Dass die zweite "Hymne" auf dem Album: "Ob mit Fäusten, Knüppeln oder Stiefeln, es wird das Blut der Gegner fließen" zum Ohrwurm rassistischer Banden wurde, spürten ihre Gegner_innen in den "Baseballschlägerjahren" hautnah. Diese musikalischen Evergreens der "Generation Terror" der 1990er Jahre-Pogrome brachten die immerwährende Vorstellung einer verhinderten Ordnungs- und Rettungsmacht ziemlich deutlich auf den Punkt.
Diverse "Heimatschutz"-Wortschöpfungen beziehungsweise Selbstverklärungen als Odins Krieger oder Erben ziehen sich nun seit Jahrzehnten durch Gruppennamen, schnulzige Balladenabende und Mode-Accessoires der extremen Rechten.

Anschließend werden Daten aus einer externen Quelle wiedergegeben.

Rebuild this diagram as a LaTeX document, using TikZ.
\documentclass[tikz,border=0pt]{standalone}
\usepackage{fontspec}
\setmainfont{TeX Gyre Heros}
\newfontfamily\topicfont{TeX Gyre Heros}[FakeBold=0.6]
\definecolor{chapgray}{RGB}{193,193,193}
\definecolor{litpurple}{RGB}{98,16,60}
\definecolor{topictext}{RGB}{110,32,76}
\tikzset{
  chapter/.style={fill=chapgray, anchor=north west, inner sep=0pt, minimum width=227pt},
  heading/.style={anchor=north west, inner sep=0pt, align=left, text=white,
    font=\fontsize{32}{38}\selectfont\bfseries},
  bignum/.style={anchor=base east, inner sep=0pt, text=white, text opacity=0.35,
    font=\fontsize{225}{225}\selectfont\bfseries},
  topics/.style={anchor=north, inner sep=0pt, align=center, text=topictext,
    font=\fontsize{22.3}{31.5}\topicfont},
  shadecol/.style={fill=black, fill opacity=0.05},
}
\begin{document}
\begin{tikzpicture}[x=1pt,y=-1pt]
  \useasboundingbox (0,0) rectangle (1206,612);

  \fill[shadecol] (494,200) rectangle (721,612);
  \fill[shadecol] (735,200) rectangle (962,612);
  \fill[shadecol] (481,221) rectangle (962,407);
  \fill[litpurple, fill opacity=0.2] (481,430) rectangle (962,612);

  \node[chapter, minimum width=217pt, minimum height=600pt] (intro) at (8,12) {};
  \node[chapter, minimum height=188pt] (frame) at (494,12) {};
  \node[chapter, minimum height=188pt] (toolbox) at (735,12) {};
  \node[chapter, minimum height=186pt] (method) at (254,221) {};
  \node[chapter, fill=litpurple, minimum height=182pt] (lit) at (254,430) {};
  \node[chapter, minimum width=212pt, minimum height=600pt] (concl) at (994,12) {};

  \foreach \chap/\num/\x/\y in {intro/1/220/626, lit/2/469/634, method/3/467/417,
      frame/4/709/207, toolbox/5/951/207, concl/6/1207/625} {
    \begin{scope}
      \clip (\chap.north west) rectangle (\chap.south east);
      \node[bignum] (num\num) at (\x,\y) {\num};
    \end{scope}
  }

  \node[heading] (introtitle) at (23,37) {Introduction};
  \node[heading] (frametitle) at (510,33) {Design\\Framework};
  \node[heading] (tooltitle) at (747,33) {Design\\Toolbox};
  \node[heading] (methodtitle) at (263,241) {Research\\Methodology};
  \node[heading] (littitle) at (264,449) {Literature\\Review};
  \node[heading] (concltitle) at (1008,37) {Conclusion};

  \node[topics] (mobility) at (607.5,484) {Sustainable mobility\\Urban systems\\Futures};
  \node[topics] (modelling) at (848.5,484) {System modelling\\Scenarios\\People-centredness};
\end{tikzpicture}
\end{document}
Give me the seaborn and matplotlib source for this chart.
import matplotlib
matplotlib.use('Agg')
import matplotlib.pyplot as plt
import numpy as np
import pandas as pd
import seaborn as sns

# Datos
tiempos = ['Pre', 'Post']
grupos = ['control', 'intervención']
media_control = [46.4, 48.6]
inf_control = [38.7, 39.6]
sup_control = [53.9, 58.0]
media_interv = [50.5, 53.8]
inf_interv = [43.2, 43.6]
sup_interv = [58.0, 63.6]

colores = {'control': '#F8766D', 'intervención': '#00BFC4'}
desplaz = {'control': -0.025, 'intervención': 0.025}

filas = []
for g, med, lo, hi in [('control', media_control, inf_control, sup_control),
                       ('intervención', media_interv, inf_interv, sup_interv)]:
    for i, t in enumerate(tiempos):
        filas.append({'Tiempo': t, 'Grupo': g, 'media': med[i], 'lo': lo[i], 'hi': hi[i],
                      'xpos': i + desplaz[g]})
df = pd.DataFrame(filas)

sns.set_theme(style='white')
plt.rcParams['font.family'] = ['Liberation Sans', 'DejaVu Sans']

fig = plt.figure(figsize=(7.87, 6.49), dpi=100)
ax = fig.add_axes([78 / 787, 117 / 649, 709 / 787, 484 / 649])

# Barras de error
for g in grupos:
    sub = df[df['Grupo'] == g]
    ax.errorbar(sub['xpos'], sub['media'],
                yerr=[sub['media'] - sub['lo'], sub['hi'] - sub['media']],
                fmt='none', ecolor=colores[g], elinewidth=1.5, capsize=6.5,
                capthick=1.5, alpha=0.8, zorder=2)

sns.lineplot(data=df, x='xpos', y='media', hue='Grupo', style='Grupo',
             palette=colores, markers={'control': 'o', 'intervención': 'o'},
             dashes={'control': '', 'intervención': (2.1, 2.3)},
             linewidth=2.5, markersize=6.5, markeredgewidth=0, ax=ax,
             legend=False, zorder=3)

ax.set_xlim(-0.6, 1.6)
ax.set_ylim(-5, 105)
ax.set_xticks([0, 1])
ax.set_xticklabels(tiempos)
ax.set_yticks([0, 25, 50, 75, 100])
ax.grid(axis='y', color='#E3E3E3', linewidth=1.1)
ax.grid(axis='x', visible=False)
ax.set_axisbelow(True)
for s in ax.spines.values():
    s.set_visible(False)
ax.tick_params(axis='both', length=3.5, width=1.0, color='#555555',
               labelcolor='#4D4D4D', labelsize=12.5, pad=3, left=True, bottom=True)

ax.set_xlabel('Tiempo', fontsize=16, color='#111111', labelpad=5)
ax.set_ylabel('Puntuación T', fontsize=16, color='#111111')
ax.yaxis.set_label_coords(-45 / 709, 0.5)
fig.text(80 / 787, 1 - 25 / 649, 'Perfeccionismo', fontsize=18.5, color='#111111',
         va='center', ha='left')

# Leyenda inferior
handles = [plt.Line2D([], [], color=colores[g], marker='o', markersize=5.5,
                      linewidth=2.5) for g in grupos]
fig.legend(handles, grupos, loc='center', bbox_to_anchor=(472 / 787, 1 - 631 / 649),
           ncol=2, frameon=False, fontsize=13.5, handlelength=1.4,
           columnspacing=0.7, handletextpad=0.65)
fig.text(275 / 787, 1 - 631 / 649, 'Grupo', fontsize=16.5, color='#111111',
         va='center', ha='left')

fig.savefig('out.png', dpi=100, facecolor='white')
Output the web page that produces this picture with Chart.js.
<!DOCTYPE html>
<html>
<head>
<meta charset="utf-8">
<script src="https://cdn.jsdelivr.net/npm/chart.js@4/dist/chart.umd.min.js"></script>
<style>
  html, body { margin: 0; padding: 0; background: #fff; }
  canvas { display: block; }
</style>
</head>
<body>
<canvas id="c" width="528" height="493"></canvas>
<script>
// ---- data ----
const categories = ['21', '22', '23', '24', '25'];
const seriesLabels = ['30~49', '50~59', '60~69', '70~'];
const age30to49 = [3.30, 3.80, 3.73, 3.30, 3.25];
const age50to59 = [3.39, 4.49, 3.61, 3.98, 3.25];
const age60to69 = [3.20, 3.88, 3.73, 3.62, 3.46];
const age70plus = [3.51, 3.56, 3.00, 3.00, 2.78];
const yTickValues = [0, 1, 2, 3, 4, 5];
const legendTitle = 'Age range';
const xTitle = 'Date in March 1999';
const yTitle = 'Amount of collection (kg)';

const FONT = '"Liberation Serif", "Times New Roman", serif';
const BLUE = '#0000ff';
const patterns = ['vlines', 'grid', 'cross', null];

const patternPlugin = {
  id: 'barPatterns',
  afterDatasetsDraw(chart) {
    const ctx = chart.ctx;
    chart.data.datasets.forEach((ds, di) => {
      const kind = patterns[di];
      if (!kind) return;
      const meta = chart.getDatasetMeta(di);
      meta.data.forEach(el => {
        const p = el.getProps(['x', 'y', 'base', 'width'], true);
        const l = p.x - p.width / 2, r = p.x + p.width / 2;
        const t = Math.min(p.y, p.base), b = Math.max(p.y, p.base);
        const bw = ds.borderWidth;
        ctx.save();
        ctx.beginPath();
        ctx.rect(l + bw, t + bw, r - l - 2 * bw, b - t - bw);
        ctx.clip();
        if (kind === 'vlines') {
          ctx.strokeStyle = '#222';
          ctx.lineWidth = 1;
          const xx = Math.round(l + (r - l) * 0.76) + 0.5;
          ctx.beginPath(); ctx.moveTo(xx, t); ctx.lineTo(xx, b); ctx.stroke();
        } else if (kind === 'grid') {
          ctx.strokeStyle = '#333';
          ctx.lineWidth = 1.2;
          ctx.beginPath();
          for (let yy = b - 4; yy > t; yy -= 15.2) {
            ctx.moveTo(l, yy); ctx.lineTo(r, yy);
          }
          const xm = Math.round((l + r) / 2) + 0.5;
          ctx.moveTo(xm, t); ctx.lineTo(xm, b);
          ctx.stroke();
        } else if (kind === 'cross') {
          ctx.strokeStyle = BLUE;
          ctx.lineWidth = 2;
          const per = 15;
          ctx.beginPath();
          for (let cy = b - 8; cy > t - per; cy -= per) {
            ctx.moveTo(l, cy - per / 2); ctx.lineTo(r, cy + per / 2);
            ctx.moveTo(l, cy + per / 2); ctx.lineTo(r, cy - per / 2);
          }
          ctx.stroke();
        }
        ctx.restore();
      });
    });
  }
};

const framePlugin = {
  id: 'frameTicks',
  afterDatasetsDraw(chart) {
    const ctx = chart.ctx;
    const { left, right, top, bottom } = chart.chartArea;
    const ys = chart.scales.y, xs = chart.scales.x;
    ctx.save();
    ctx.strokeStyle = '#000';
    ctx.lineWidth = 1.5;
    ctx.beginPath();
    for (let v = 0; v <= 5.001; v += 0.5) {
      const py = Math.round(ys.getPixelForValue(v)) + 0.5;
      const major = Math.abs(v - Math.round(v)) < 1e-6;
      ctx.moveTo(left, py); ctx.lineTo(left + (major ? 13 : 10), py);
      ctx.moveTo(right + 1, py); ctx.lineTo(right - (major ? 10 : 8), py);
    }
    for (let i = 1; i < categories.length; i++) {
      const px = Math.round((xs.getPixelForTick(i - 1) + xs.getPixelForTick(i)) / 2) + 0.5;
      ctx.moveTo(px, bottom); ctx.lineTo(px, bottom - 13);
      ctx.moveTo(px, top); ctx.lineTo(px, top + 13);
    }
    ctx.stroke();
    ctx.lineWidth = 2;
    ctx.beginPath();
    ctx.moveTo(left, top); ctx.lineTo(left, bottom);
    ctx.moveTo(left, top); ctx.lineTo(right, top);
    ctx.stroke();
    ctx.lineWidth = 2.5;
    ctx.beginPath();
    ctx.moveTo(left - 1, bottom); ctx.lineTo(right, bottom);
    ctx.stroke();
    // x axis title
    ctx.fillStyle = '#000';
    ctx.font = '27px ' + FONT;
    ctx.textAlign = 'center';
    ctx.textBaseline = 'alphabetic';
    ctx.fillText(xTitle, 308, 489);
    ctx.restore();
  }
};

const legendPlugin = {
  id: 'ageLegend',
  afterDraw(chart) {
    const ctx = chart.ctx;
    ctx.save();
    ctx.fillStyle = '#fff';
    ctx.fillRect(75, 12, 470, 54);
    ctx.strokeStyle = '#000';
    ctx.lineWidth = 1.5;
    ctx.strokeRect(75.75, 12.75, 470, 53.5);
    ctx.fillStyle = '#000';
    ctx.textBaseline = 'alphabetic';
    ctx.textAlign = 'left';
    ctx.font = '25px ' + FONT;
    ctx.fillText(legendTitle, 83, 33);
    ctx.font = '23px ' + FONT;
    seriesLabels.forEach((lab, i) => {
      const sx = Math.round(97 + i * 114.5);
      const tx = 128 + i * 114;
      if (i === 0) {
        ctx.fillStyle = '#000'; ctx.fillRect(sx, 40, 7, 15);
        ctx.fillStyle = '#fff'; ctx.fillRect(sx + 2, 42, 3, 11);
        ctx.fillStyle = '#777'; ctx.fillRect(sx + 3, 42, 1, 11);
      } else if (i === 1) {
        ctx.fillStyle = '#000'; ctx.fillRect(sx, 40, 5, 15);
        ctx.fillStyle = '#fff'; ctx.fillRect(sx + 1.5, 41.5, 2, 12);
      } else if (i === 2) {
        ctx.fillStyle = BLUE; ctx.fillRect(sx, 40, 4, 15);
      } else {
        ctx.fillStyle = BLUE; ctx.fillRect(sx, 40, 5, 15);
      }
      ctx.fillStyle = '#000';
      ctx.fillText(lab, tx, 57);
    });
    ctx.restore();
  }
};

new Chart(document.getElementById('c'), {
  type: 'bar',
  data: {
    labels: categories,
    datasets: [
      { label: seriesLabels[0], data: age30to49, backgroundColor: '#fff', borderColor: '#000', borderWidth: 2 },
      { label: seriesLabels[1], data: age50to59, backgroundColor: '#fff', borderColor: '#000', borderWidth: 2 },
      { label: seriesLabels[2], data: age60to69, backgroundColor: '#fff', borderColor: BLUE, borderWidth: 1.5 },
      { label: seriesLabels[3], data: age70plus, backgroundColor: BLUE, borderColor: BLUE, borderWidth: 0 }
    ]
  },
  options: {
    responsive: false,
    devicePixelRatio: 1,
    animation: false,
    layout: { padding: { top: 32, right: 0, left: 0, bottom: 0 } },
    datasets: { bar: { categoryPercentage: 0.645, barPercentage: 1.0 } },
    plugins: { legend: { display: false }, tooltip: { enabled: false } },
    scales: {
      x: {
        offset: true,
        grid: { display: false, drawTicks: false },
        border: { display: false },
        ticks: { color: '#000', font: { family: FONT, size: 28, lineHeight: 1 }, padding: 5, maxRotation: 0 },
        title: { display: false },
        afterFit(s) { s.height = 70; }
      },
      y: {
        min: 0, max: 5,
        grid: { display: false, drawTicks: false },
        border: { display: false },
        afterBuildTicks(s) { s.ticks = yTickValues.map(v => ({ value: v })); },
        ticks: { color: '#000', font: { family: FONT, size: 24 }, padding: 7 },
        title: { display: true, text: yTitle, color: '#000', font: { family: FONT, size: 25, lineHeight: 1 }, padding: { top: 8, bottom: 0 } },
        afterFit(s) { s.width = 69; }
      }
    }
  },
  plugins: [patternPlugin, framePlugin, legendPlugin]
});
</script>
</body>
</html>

Eins ist klar: Das Label "Bürgerwehr" versucht hier die Täter zu einer Art "Hilfspolizei" zu verklären. Letztendlich sind es parastaatliche rassistische Gewaltstrukturen im historischen Kontext faschistischer Kampfbünde. Wenn Neonazis und Rassisten ihre Absichten auch wortreich verklären, die (angedrohten) Gewalttaten sind eine Botschaft an eine als Feind_innen markierte Zielgruppe. Genauso hat auch der Terror des NSU funktioniert.